By the end of last year, the U.S. had spent 36 percent of the $65 billion, according to Stephen Munro, an analyst with New Energy Finance in Washington. By mid-2012, all the money should be spent.

About $34 billion in stimulus funds will be spent on clean energy this year, up from $13 billion in 2010, Munro said. The remainder, about $18 billion, will be delivered by July 2012 as continued disbursements for Treasury grants and accelerated depreciation for renewable technologies, he said.

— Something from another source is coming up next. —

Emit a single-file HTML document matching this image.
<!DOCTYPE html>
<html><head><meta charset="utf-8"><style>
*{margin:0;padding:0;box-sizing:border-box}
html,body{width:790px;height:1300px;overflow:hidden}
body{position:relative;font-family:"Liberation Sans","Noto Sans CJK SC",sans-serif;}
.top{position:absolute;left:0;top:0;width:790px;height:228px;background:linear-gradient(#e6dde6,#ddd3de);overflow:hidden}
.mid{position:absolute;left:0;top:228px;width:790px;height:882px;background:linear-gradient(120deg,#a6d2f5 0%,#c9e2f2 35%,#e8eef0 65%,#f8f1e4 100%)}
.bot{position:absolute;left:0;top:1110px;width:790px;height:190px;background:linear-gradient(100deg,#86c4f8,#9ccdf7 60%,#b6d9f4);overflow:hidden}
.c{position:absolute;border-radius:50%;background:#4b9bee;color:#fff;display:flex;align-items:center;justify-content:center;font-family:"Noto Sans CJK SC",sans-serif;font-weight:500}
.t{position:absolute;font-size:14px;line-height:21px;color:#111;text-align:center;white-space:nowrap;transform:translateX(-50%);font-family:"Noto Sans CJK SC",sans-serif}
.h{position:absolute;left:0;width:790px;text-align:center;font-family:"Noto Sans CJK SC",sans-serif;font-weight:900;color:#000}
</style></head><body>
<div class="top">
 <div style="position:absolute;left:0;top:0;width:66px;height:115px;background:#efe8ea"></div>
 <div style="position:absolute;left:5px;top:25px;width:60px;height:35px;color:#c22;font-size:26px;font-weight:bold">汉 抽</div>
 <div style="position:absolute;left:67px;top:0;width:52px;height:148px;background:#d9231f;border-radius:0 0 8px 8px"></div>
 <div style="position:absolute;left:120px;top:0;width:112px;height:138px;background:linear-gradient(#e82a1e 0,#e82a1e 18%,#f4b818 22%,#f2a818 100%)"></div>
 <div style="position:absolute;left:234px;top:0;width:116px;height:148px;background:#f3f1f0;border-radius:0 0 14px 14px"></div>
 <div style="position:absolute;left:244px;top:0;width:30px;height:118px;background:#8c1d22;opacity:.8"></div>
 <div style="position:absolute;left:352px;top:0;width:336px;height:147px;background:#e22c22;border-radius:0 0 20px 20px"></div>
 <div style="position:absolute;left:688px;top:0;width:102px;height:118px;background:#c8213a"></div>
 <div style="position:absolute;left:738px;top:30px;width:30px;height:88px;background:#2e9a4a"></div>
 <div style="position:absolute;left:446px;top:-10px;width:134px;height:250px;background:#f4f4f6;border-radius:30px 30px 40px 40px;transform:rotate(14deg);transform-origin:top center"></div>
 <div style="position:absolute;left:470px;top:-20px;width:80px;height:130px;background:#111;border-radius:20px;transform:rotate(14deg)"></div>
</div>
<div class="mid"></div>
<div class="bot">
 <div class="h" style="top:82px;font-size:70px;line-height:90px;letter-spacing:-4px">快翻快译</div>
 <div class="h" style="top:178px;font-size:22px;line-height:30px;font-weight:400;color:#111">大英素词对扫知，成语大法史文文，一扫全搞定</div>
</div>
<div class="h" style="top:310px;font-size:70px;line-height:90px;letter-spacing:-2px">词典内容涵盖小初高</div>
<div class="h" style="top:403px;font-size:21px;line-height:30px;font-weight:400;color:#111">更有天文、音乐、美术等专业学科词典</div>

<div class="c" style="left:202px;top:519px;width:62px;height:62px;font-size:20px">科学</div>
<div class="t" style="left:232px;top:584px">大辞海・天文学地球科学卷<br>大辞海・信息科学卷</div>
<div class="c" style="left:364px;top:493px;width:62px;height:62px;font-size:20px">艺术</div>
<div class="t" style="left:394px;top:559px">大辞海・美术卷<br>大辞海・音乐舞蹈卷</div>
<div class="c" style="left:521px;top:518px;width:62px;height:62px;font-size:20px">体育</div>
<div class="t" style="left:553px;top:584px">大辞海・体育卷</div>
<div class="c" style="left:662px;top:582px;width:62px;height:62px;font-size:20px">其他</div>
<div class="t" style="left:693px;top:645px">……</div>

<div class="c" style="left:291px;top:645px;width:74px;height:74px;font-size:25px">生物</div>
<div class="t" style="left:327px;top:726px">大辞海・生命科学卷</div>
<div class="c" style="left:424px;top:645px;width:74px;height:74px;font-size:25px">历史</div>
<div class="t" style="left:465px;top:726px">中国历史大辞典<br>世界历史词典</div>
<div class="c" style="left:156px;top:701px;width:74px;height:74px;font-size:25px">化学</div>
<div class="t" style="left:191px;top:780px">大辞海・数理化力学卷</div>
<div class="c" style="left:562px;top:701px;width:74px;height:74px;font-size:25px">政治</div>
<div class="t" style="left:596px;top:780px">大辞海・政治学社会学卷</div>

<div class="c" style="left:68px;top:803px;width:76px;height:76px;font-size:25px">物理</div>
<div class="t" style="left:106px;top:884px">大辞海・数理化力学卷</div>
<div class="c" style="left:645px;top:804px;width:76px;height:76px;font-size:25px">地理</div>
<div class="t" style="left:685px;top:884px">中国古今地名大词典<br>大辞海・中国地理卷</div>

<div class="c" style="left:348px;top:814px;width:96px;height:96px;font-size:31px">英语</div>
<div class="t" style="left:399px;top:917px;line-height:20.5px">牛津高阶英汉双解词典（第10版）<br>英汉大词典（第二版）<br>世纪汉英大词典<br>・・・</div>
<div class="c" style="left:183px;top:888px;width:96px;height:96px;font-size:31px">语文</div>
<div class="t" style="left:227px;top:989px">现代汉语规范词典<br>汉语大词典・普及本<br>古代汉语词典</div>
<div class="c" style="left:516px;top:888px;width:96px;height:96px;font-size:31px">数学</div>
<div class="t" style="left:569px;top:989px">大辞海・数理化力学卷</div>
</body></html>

Projects that begin construction this year can qualify for a Treasury grant. Payments under the program, made when the renewable power source goes into service, are expected to reach a high of $4.26 billion this year and end in 2016 with $620 million in outlays, according to the White House Office of Management and Budget.

The grant program was extended through this year in a December 2010 tax deal.

‘Political Football’

“The Treasury grants are very vulnerable in the current fiscal mood and the production tax credit has always been a political football,” said Nathanael Greene, director of renewable energy policy at the Natural Resources Defense Council in New York. “Wind energy has the most at stake right now. Expiry of the credits would put a lot of people on the street.”

The stimulus bill also included $6 billion for Department of Energy loan guarantees to back renewable projects, a figure later reduced to $2.5 billion. The department said in May it stopped work on a loan guarantee for Cape Wind off of Massachusetts because there wasn’t enough money for all applicants. The first U.S. offshore wind farm is projected to cost $2.6 billion. Funding for the loan guarantee program fell to $170 million in the current budget.

About 75,000 jobs in the U.S. are in the wind-power industry, according to Denise Bode, chief executive officer of the American Wind Energy Association, a trade group in Washington.

Current wind “projects are safe, and prospects for extension of the program beyond 2012 are as good as ever,” Bode said in an e-mail. “I had a front-row seat to tax reform in the mid-1980s, and I feel confident that wind incentives will survive this process.”